Em agosto de 2011, na tentativa de estabelecer normas para tratamento, o
Conselho Federal de Medicina apresentou o documento chamado "Diretrizes
Gerais Médicas para Assistência Integral ao Usuário do Crack", em que
preconiza que o período de internação para "limpeza" do organismo deve
durar entre 7 e 14 dias. O texto aponta indícios que devem ser
investigados pela equipe médica ao ter contato com o paciente e quais
remédios devem ser usados para inibir a vontade de consumir a droga.
A diretriz mostra também a necessidade de um tratamento
multidisciplinar, cuidando tanto da parte física quanto das questões
psicológicas e de sociabilidade do dependente, na tentativa de prevenir
recaídas. O conselho alerta para que os médicos verifiquem outras
doenças que possam estar associadas ao uso do crack e orientem o
dependente químico para tratá-las.
Algumas clínicas apostam na religiosidade ou em doutrinas que buscam
inibir o consumo de álcool ou tabaco para convencer o dependente da
cura. Outras preveem rotinas de atividades físicas e escolares, horários
regrados e alimentação controlada, além do uso de medicação e
acompanhamento psicológico.
Onde estão os viciados em crack?
Sem definição sobre a maneira mais eficiente de prevenir, recolher,
entrevistar e tratar quem usa crack, clínicas particulares e unidades
estaduais e municipais adotam normas diferentes de atuação. Também não
há banco de dados dos pacientes, com informações interligadas pelo
Ministério da Saúde, impossibilitando que médicos conheçam histórico de
tratamento e medicamentos usados pelos dependentes com mais de uma
internação, por exemplo.
O
plano "Crack, é possível vencer",
lançado em 7 de dezembro de 2011, prevê um trabalho conjunto entre os
governos federal, estaduais e municipais nas áreas da saúde, segurança
pública, defesa de fronteiras e assistência social.
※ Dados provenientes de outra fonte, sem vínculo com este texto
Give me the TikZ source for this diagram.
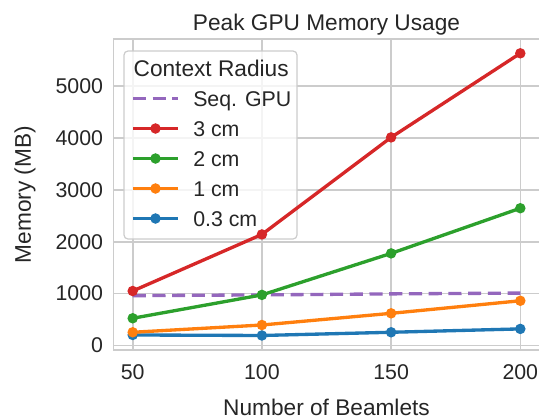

A pesquisa encomendada pela Presidência da República à Fundação Oswaldo
Cruz (Fiocruz), em maio de 2010, custou R$ 6,914 milhões. Segundo o
professor e coordenador da pesquisa, Francisco Inácio Bastos, não há
previsão para conclusão.
Outro trabalho, da Universidade Federal de São Paulo, apontou o país
como maior mercado mundial do crack, onde 2% da população faz uso da
droga (2,8 milhões de jovens e adultos). De acordo com o estudo, o
Sudeste concentra o maior número de usuários (46%), seguido pelo
Nordeste (27%) e pelo Norte (10%).
Cracolândia
Um ano após a Prefeitura de São Paulo e o governo estadual
intensificarem as ações contra o crack, a chamada cracolândia no Centro
da
capital resiste e ganha "filiais".
Dados da administração municipal e da Defensoria Pública, relatos de
policiais militares, guardas-civis e ex-dependentes químicos, além de
flagrantes do
G1, indicam que ruas e avenidas da região
central seguem ocupadas por usuários e traficantes de drogas. Moradores
de bairros das zonas Sul, Norte, Leste e Oeste da cidade também
passaram a conviver com usuários reunidos em minicracolândias.